Playing friend and foe alike: actor-activist Mark Webber talks about the gay reality behind his diametrically opposed roles in Storytelling and The Laramie Project. (film).
"It would have been cool to have two blow jobs in one movie," muses fresh-faced 21-year-old actor Mark Webber, who plays the recipient of both servicings. "But I'm extremely happy with the final version. Todd's an amazing director, and he shoots, man. He shoots and shoots and shoots until he gets it. He said to me himself that he could have made at least four or five other movies out of the footage he shot."

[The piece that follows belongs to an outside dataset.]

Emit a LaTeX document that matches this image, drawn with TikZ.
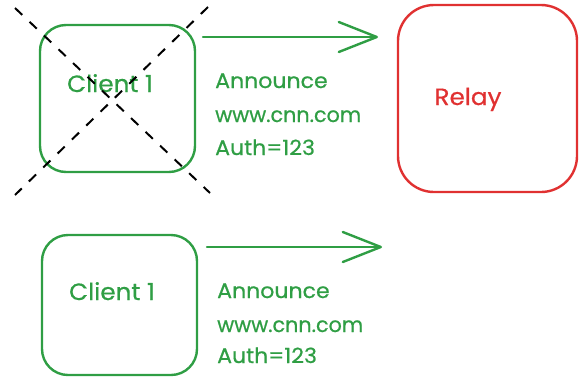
\documentclass[tikz,border=0pt]{standalone}
\usepackage{fontspec}
\setmainfont{Poppins}[FakeStretch=1.05, FakeBold=0.6]
\usetikzlibrary{arrows.meta}
\definecolor{exgreen}{HTML}{2F9E44}
\definecolor{exred}{HTML}{E03131}
\tikzset{
  box/.style={draw, line width=2.4pt, rounded corners=26pt, inner sep=0pt},
  lbl/.style={anchor=base west, inner sep=0pt, text=exgreen, font=\fontsize{21}{24}\selectfont},
  btxt/.style={anchor=base, inner sep=0pt, font=\fontsize{23.5}{26}\selectfont},
  conn/.style={draw=exgreen, line width=2.4pt, line cap=round, -{Straight Barb[length=38pt,width=30pt,round]}},
  cross/.style={draw=black, line width=2pt, dash pattern=on 10pt off 10pt}
}
\begin{document}
\begin{tikzpicture}[x=1pt,y=-1pt]
\useasboundingbox (0,0) rectangle (580,381);
% top client
\node[box, draw=exgreen, minimum width=155pt, minimum height=147pt] (c1) at (117.5,98.5) {};
\node[btxt, text=exgreen] (c1t) at (110,92) {Client 1};
% relay
\node[box, draw=exred, rounded corners=36pt, minimum width=179pt, minimum height=187pt] (relay) at (487.5,98.5) {};
\node[btxt, text=exred] (relayt) at (468,105) {Relay};
% top arrow
\coordinate (a1s) at (203,37);
\coordinate (a1e) at (378,37);
\draw[conn] (a1s) -- (a1e);
\node[lbl] (t1a) at (215,88) {Announce};
\node[lbl] (t1b) at (215,122) {\scalebox{0.94}[1]{www.cnn.com}};
\node[lbl] (t1c) at (215,155) {Auth=123};
% dashed cross
\draw[cross] (15,8) -- (210,193);
\draw[cross] (208,7) -- (15,195);
% bottom client
\node[box, draw=exgreen, minimum width=155pt, minimum height=140pt] (c2) at (119.5,305) {};
\node[btxt, text=exgreen] (c2t) at (112,300) {Client 1};
\coordinate (a2s) at (207,247);
\coordinate (a2e) at (382,247);
\draw[conn] (a2s) -- (a2e);
\node[lbl] (t2a) at (217,298) {Announce};
\node[lbl] (t2b) at (217,332) {\scalebox{0.94}[1]{www.cnn.com}};
\node[lbl] (t2c) at (217,363) {Auth=123};
\end{tikzpicture}
\end{document}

Webber plays Scooby Livingston, a laid-back, disillusioned high school senior fostering fantasies about becoming a TV talk-show host. He sees a chance to inch closer to his dream when a well-meaning but unfocused film director (Paul Giametti) drafts him as a documentary subject. Dad (John Goodman), Mom (Julie Hagerty), and two younger brothers (Noah Fleiss and Jonathan Osser) also take part, while off-camera, dramas transpire involving their harried maid (Chuck & Buck's delightful Lupe Ontiveros), girlfriends, and a gay buddy.

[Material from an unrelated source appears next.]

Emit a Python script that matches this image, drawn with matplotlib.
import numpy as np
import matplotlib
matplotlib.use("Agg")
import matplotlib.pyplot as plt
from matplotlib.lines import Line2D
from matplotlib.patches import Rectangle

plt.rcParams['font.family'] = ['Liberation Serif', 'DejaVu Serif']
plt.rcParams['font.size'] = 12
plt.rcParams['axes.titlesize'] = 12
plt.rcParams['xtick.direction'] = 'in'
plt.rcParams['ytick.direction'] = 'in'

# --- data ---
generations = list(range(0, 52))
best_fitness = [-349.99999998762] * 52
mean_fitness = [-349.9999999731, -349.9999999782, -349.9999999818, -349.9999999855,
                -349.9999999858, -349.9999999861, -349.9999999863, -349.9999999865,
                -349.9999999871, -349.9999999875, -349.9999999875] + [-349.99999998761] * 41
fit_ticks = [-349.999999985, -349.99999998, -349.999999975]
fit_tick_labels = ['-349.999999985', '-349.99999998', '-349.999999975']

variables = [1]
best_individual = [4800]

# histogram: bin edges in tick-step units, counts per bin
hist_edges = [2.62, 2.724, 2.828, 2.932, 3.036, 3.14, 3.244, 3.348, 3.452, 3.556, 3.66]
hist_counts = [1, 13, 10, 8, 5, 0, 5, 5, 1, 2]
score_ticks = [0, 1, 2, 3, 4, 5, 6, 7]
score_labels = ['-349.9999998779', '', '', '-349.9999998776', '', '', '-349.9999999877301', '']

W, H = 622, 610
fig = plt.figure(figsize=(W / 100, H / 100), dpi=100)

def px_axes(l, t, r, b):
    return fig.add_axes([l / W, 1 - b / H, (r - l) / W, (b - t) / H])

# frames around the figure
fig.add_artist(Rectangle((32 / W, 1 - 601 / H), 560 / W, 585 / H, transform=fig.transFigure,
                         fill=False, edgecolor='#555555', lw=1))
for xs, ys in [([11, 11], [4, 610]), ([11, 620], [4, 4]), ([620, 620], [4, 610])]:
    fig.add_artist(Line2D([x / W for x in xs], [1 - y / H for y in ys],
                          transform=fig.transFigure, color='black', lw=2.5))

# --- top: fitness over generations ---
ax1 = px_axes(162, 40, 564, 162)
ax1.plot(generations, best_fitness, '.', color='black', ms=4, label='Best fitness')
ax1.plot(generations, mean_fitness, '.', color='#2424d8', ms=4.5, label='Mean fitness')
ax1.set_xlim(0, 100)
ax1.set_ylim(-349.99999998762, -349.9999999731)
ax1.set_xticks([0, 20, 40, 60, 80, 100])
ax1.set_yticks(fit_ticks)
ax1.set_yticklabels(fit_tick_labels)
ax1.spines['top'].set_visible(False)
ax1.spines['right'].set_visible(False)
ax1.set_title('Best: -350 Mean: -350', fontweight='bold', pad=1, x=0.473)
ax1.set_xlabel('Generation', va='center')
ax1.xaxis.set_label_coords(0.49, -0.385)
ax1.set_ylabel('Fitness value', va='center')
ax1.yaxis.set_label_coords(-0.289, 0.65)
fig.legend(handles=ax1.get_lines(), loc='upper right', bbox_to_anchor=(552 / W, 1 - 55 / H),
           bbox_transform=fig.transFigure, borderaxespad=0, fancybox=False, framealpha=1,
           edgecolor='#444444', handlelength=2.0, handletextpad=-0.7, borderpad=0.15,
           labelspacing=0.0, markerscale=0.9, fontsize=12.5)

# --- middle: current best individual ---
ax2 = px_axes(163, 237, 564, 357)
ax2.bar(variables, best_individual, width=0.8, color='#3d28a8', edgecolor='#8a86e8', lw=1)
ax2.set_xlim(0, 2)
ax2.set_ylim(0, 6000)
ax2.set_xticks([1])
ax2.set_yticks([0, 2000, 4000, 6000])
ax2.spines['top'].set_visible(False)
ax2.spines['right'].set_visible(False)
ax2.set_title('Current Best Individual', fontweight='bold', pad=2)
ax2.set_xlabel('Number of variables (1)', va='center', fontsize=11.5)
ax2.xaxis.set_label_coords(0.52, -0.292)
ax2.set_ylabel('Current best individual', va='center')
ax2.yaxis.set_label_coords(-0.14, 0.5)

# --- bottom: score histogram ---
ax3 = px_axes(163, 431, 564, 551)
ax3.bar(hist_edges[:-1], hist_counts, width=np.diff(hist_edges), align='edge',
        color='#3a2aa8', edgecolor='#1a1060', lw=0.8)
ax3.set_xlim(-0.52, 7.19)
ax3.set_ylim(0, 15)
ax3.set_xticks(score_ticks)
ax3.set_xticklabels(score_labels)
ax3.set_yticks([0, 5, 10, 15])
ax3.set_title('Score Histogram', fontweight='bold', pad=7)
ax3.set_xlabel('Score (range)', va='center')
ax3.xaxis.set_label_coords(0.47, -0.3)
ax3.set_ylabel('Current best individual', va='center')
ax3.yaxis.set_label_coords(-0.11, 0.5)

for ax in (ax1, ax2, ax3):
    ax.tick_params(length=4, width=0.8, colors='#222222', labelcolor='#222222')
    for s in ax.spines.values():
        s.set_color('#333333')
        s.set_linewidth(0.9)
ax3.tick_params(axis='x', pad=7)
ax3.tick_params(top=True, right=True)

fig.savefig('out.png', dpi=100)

"Scooby's got the kind of free-flowing vibe," Webber says of his droopy-eyed, doobie-smoking character. "He's out there just doing his thing, and I saw him as a really open, very calm, sensitive guy in tune with everybody's feelings." So in tune that when a gay friend confesses an attraction, Scooby invites him to partake of a very special Scooby snack. And in a later scene, when concerned younger jock brother Brady (Fleiss) confronts Scooby about the resulting gay rumors circulating at school, his older brother calmly tries to comfort him.

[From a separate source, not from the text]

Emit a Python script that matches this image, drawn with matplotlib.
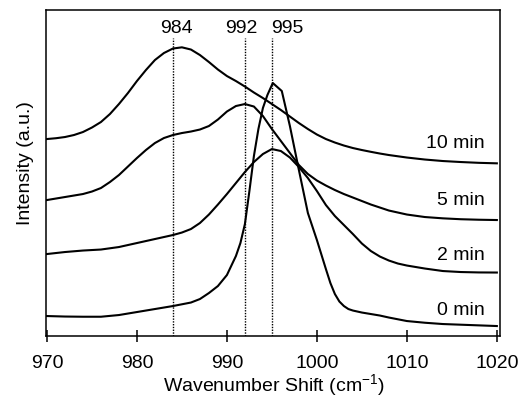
import numpy as np
import matplotlib
matplotlib.use("Agg")
import matplotlib.pyplot as plt

plt.rcParams['font.family'] = ['Liberation Sans', 'DejaVu Sans']
plt.rcParams['mathtext.fontset'] = 'custom'
plt.rcParams['mathtext.rm'] = 'Liberation Sans'

# Raman spectra (intensity in arbitrary units)
wn_10 = [970, 971, 972, 973, 974, 975, 976, 977, 978, 979, 980, 981, 982, 983,
         984, 985, 986, 987, 988, 989, 990, 991, 992, 993, 994, 995, 996, 997,
         998, 999, 1000, 1001, 1002, 1003, 1004, 1005, 1006, 1007, 1008, 1010,
         1012, 1014, 1016, 1018, 1020]
int_10 = [197, 197.8, 199, 201, 204, 208.5, 214, 222, 232, 243, 255, 266, 276, 283,
          287.5, 288.7, 286.5, 281, 274, 266.5, 260, 255, 249.5, 243.5, 238, 232,
          226, 219.5, 213, 207, 201.5, 197, 193.5, 190.5, 188, 186, 184.2, 182.5,
          181, 178.5, 176.5, 175, 174, 173.2, 172.7]

wn_5 = [970, 971, 972, 973, 974, 975, 976, 977, 978, 979, 980, 981, 982, 983, 984,
        985, 986, 987, 988, 989, 990, 991, 992, 993, 994, 995, 996, 997, 998, 999,
        1000, 1001, 1002, 1003, 1004, 1005, 1006, 1007, 1008, 1009, 1010, 1012,
        1014, 1016, 1018, 1020]
int_5 = [136, 137.5, 139, 140.5, 142, 144.5, 148, 154, 161, 169.5, 178, 186, 193,
         198, 201, 203, 204.5, 206.5, 210, 216.5, 224.5, 230, 232, 229.5, 220, 207,
         195, 183, 171, 162, 155.5, 150.5, 146, 142, 138.5, 135, 131.5, 128.5,
         125.5, 123.5, 121.5, 119, 117.7, 116.8, 116.3, 116]

wn_2 = [970, 972, 974, 976, 978, 980, 982, 984, 985, 986, 987, 988, 989, 990, 991,
        992, 993, 994, 995, 996, 997, 998, 999, 1000, 1001, 1002, 1003, 1004, 1005,
        1006, 1007, 1008, 1009, 1010, 1012, 1014, 1016, 1018, 1020]
int_2 = [82, 84, 85.5, 86.5, 89, 93, 97, 101, 103.5, 107, 113, 121.5, 131.5, 142,
         153, 164, 174, 182, 187, 185, 178.5, 169, 158, 145, 131, 120, 111, 102,
         92.5, 85, 79.5, 75.5, 72.5, 70.5, 67.5, 65, 64, 63.6, 63.5]

wn_0 = [970, 972, 974, 976, 978, 980, 982, 984, 986, 987, 988, 989, 990, 991, 991.5,
        992, 992.5, 993, 993.5, 994, 994.5, 995.1, 996.1, 997, 998, 999, 1000,
        1001, 1001.5, 1002, 1002.5, 1003, 1003.5, 1004, 1005, 1006, 1007, 1008,
        1010, 1012, 1014, 1017, 1020]
int_0 = [20, 19.5, 19.3, 19.3, 21, 24, 27, 30, 33.5, 37, 43, 50, 61, 80, 93,
         112, 145, 180, 207, 228, 241, 253, 245, 210, 166, 123, 96,
         67, 53, 42, 34.5, 30, 27, 25.5, 23.5, 22, 20.5, 18.5,
         15, 13.3, 12, 11, 10]

peak_pos = [984, 992, 995]
peak_text = ['984', '992', '995']
peak_text_x = [984.4, 991.6, 996.7]

series = [(wn_10, int_10, '10 min', 193),
          (wn_5, int_5, '5 min', 136),
          (wn_2, int_2, '2 min', 81),
          (wn_0, int_0, '0 min', 26)]

fig = plt.figure(figsize=(5.23, 4.01), dpi=100)
ax = fig.add_axes([0.0889, 0.162, 0.868, 0.813])

for wn, inten, name, ly in series:
    ax.plot(wn, inten, color='black', lw=1.5)
    ax.text(1018.6, ly, name, ha='right', va='center', fontsize=14)

# dotted markers at the band positions
ax.vlines(peak_pos, 0, 298, colors='black', linestyles=(0, (1, 1)), lw=1.0)
for xp, t in zip(peak_text_x, peak_text):
    ax.text(xp, 308, t, ha='center', va='center', fontsize=14)

ax.set_xlim(969.95, 1020.4)
ax.set_ylim(0, 326)
ax.set_yticks([])
ax.set_xticks(np.arange(970, 1021, 10))
ax.tick_params(axis='x', direction='inout', length=8.6, width=1.1,
               labelsize=14, pad=9)
for sp in ax.spines.values():
    sp.set_linewidth(1.1)

ax.set_xlabel('Wavenumber Shift (cm$^{\\mathregular{-1}}$)', fontsize=14)
ax.set_ylabel('Intensity (a.u.)', fontsize=14)
ax.xaxis.set_label_coords(0.5, -0.113)
ax.yaxis.set_label_coords(-0.028, 0.53)

fig.savefig('out.png', dpi=100)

"That thing goes on," notes Webber, who's heterosexual. "Things are changing, but in certain parts of the world it's not a good thing to be gay. If people find out you're gay, you're fucked with."
Yet Webber harbors few such superficial concerns himself, having experienced an undeniably down-to-earth life so far. The Minneapolis-born, Philadelphia-bred Webber's childhood was informed by poverty, welfare, and, beginning at the age of 9, two years of homelessness. "My mother and I took over abandoned buildings to sleep in," he recalls. "Through that experience I started organizing and got linked up with a national underground movement. My mother is the founder and director of the Kensington Welfare Rights Union, an organization made up of poor women, children, working-class men, teachers, students, and anyone who's about ending poverty and homelessness in this country. And there are a lot of different organizations out there I'm affiliated with."
Webber's character in another new film is far less progressive-minded: Aaron McKinney, one of Matthew Shepard's murderers, in HBO's The Laramie Project. The role also takes him leagues away from the kinder, gentler parts he's played in the upcoming Al Pacino starrer People I Know, Woody Allen's Hollywood Ending, and, of course, Storytelling. "Scooby never would have laid a hand on Shepard!" Webber says.
Adapted from the critically acclaimed play, The Laramie Project recreates interviews with residents of Laramie, Wyo., conducted by a theater group following Matthew Shepard's murder, mixing documentary footage and reenactments to paint a poignant picture of the suddenly high-profile town and its citizens.
"It's an odd feeling when you're doing something based on real life and true facts," admits Webber, who was only peripherally familiar with Shepard before getting the part. "Every thing was done in Laramie. I was in the exact same courtroom where everything went down, where this kid was arraigned and sentenced, where all the real-life people were sitting."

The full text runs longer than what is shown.